On completion of wireless operator training Arnold undertook four weeks of Air Gunner training with No.2 Bombing and Gunnery School in Mossbank, Saskatchewan. Over the four weeks, Arnold logged 7 hours and 55 minutes as Air Gunner (and 3 hours and 25 minutes as passenger). With a total of 21 hours 50 minutes flying time and having completed both training phases, Arnold graduated as a Wireless Operator Air Gunner on 23 June 1941.

On receiving his WO/AG badge, Arnold was promoted to Sergeant and departed from "M" Depot at Halifax in Nova Scotia, for the UK on 6 July 1941.
Arnold disembarked at Liverpool in the UK on 29 July 1941 and was transported by train south to the RAF 3 Personnel Reception Centre (3 PRC) at Bournemouth on the South Coast to wait for posting to another training unit. After a short leave period, training continued for Arnold with a transfer to No.2 Signals School at Yatesbury on 6 August 1941.

On 30 September 1941 Arnold moved closer to active service with Bomber Command, being posted from No.2 Signals School to No.14 Operational Training Unit (OTU) at Cottesmore. No.14 OTU was equipped with Handley Page Hampden aircraft and had the primary objective of training bomber aircrew for active service and teaching night navigation techniques. RAAF records show that Arnold spent 6 months with No.14 OTU before being qualified for active service and posting to a Squadron. On 30 March 1942 Arnold completed all training and was posted from No.14 Operational Training Unit to 49 Squadron at Scampton.

On 23/24 April, 1942 a small force of 5 Group aircraft from 49 Squadron went after the Heinkel aircraft factory just outside the town of Rostock, Germany. 49 Squadron briefed 3 crews for the Heinkel attack, with take-off set at 21.45hrs. Bob Hamer (AT227) lifted the last of the 3 Hampdens detailed off Scamptons' grass runway at 21.47hrs. The Hamer crew (including Arnold Welch) had the honour of being the last 49 Squadron Handley Hampden crew to take-off on an operational sortie.

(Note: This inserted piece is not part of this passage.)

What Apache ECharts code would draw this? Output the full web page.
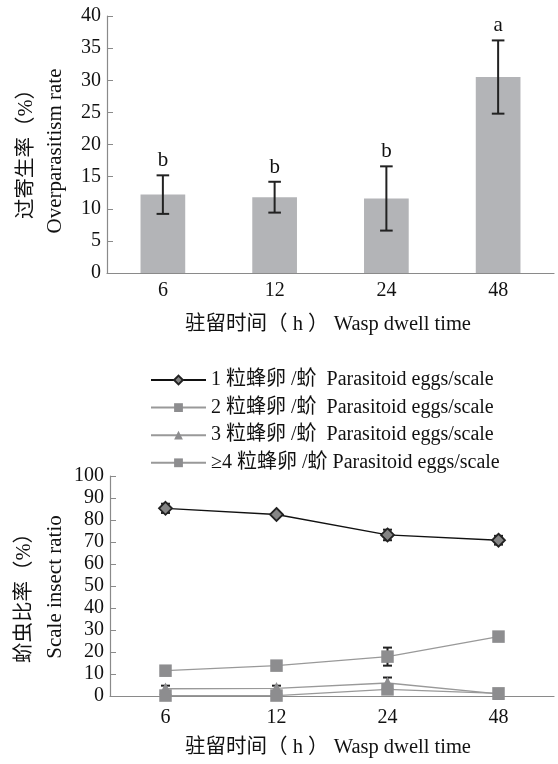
<!DOCTYPE html>
<html><head><meta charset="utf-8">
<script src="https://cdn.jsdelivr.net/npm/echarts@6/dist/echarts.min.js"></script>
<style>html,body{margin:0;padding:0;background:#fff}#c{width:558px;height:764px}</style>
</head><body><div id="c"></div>
<script>
// ---- data ----
const categories = ['6', '12', '24', '48'];
const overRate = [12.2, 11.8, 11.6, 30.5];
const overErr = [3.0, 2.4, 5.0, 5.7];
const overLetters = ['b', 'b', 'b', 'a'];
const topTicks = [0, 5, 10, 15, 20, 25, 30, 35, 40];

const seriesNames = ['1 粒蜂卵 /蚧  Parasitoid eggs/scale', '2 粒蜂卵 /蚧  Parasitoid eggs/scale', '3 粒蜂卵 /蚧  Parasitoid eggs/scale', '≥4 粒蜂卵 /蚧 Parasitoid eggs/scale'];
const egg1 = [85.3, 82.5, 73.2, 70.8];
const egg1Err = [2.1, 0.8, 2.4, 2.0];
const egg2 = [11.5, 13.8, 17.9, 27.0];
const egg2Err = [0.8, 0.8, 4.1, 0.8];
const egg3 = [3.3, 3.5, 5.9, 1.0];
const egg3Err = [1.4, 1.2, 2.5, 0.3];
const egg4 = [0.2, 0.2, 3.0, 1.2];
const egg4Err = [0, 0, 0, 0];
const bottomTicks = [0, 10, 20, 30, 40, 50, 60, 70, 80, 90, 100];

// ---- style ----
const FONT = "'Liberation Serif','Times New Roman','Noto Sans CJK SC',serif";
const AX = '#8a8a8a';
const chart = echarts.init(document.getElementById('c'));

function errRender(capW) {
  return function (params, api) {
    const x = api.value(0), lo = api.value(1), hi = api.value(2);
    const p1 = api.coord([x, hi]), p2 = api.coord([x, lo]);
    const st = { stroke: '#222', lineWidth: 2 };
    const children = [
      { type: 'line', shape: { x1: p1[0], y1: p1[1], x2: p2[0], y2: p2[1] }, style: st },
      { type: 'line', shape: { x1: p1[0] - capW, y1: p1[1], x2: p1[0] + capW, y2: p1[1] }, style: st },
      { type: 'line', shape: { x1: p2[0] - capW, y1: p2[1], x2: p2[0] + capW, y2: p2[1] }, style: st }
    ];
    const letter = api.value(3);
    if (letter && typeof letter === 'string') {
      children.push({ type: 'text', x: p1[0], y: p1[1] - 4, style: { text: letter, fontFamily: FONT, fontSize: 21, fill: '#111', align: 'center', verticalAlign: 'bottom' } });
    }
    return { type: 'group', children };
  };
}

const topErrData = categories.map((c, i) => [i, overRate[i] - overErr[i], overRate[i] + overErr[i], overLetters[i]]);
const bottomErrData = [];
[[egg1, egg1Err], [egg2, egg2Err], [egg3, egg3Err], [egg4, egg4Err]].forEach(([v, e]) => {
  v.forEach((val, i) => { if (e[i] > 0) bottomErrData.push([i, val - e[i], val + e[i], '']); });
});

const axisLabel = { fontFamily: FONT, fontSize: 20, color: '#111' };
const nameStyle = { fontFamily: FONT, fontSize: 21, fill: '#111', align: 'center', verticalAlign: 'middle' };

chart.setOption({
  animation: false,
  textStyle: { fontFamily: FONT },
  grid: [
    { left: 107, right: 4, top: 16, bottom: 491 },
    { left: 110, right: 4, top: 476, bottom: 68 }
  ],
  legend: {
    data: seriesNames,
    orient: 'vertical',
    left: 145, top: 365,
    itemWidth: 55, itemHeight: 11, itemGap: 7.6,
    textStyle: { fontFamily: FONT, fontSize: 20, lineHeight: 20, color: '#111' }
  },
  xAxis: [
    { gridIndex: 0, type: 'category', data: categories,
      axisLine: { lineStyle: { color: AX, width: 1.2 } },
      axisTick: { inside: true, length: 6, lineStyle: { color: AX } },
      axisLabel: Object.assign({ margin: 8 }, axisLabel) },
    { gridIndex: 1, type: 'category', data: categories,
      axisLine: { lineStyle: { color: AX, width: 1.2 } },
      axisTick: { inside: true, length: 6, lineStyle: { color: AX } },
      axisLabel: Object.assign({ margin: 12 }, axisLabel) }
  ],
  yAxis: [
    { gridIndex: 0, type: 'value', min: topTicks[0], max: topTicks[topTicks.length - 1], interval: 5,
      splitLine: { show: false },
      axisLine: { show: true, lineStyle: { color: AX, width: 1.2 } },
      axisTick: { show: true, inside: true, length: 6, lineStyle: { color: AX } },
      axisLabel: Object.assign({ margin: 6 }, axisLabel) },
    { gridIndex: 1, type: 'value', min: bottomTicks[0], max: bottomTicks[bottomTicks.length - 1], interval: 10,
      splitLine: { show: false },
      axisLine: { show: true, lineStyle: { color: AX, width: 1.2 } },
      axisTick: { show: true, inside: true, length: 6, lineStyle: { color: AX } },
      axisLabel: Object.assign({ margin: 6 }, axisLabel) }
  ],
  series: [
    { type: 'bar', xAxisIndex: 0, yAxisIndex: 0, data: overRate, barWidth: '40%', itemStyle: { color: '#b3b4b7' } },
    { type: 'custom', xAxisIndex: 0, yAxisIndex: 0, data: topErrData, renderItem: errRender(6.3), z: 5 },
    { type: 'custom', xAxisIndex: 1, yAxisIndex: 1, data: bottomErrData, renderItem: errRender(4.5), z: 1 },
    { name: seriesNames[0], type: 'line', xAxisIndex: 1, yAxisIndex: 1, data: egg1, z: 4,
      symbol: 'diamond', symbolSize: 13, lineStyle: { color: '#111', width: 1.3 },
      itemStyle: { color: '#858585', borderColor: '#222', borderWidth: 1.8 } },
    { name: seriesNames[1], type: 'line', xAxisIndex: 1, yAxisIndex: 1, data: egg2, z: 3,
      symbol: 'rect', symbolSize: 12.5, lineStyle: { color: '#999', width: 1.3 },
      itemStyle: { color: '#8d8d8f' } },
    { name: seriesNames[2], type: 'line', xAxisIndex: 1, yAxisIndex: 1, data: egg3, z: 3,
      symbol: 'triangle', symbolSize: 12.5, lineStyle: { color: '#999', width: 1.3 },
      itemStyle: { color: '#8d8d8f' } },
    { name: seriesNames[3], type: 'line', xAxisIndex: 1, yAxisIndex: 1, data: egg4, z: 3,
      symbol: 'rect', symbolSize: 12.5, lineStyle: { color: '#999', width: 1.3 },
      itemStyle: { color: '#8d8d8f' } }
  ],
  graphic: [
    { type: 'text', x: 27, y: 149, rotation: Math.PI / 2, style: Object.assign({}, nameStyle, { text: '过寄生率（%）', fontSize: 20.5 }) },
    { type: 'text', x: 55, y: 151, rotation: Math.PI / 2, style: Object.assign({}, nameStyle, { text: 'Overparasitism rate' }) },
    { type: 'text', x: 328, y: 325, style: Object.assign({}, nameStyle, { text: '驻留时间（ h ） Wasp dwell time', fontSize: 20.5 }) },
    { type: 'text', x: 25, y: 593, rotation: Math.PI / 2, style: Object.assign({}, nameStyle, { text: '蚧虫比率（%）', fontSize: 20.5 }) },
    { type: 'text', x: 55, y: 587, rotation: Math.PI / 2, style: Object.assign({}, nameStyle, { text: 'Scale insect ratio' }) },
    { type: 'text', x: 328, y: 748, style: Object.assign({}, nameStyle, { text: '驻留时间（ h ） Wasp dwell time', fontSize: 20.5 }) }
  ]
});
</script></body></html>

On the night of 30/31 May 1942, the first thousand bomber raid over Cologne, 1,047 aircraft were dispatched, and 49 Squadron was able to detail 13 aircraft, but 1 became unserviceable and had to be withdrawn. 49 Squadrons' Manchesters (along with 13 Lancasters from 83 Squadron) started taking off from RAF Scampton at 22.50 hrs.

A record 1,047 aircraft were dispatched, of which sadly, a record 41 failed to return, including L7429.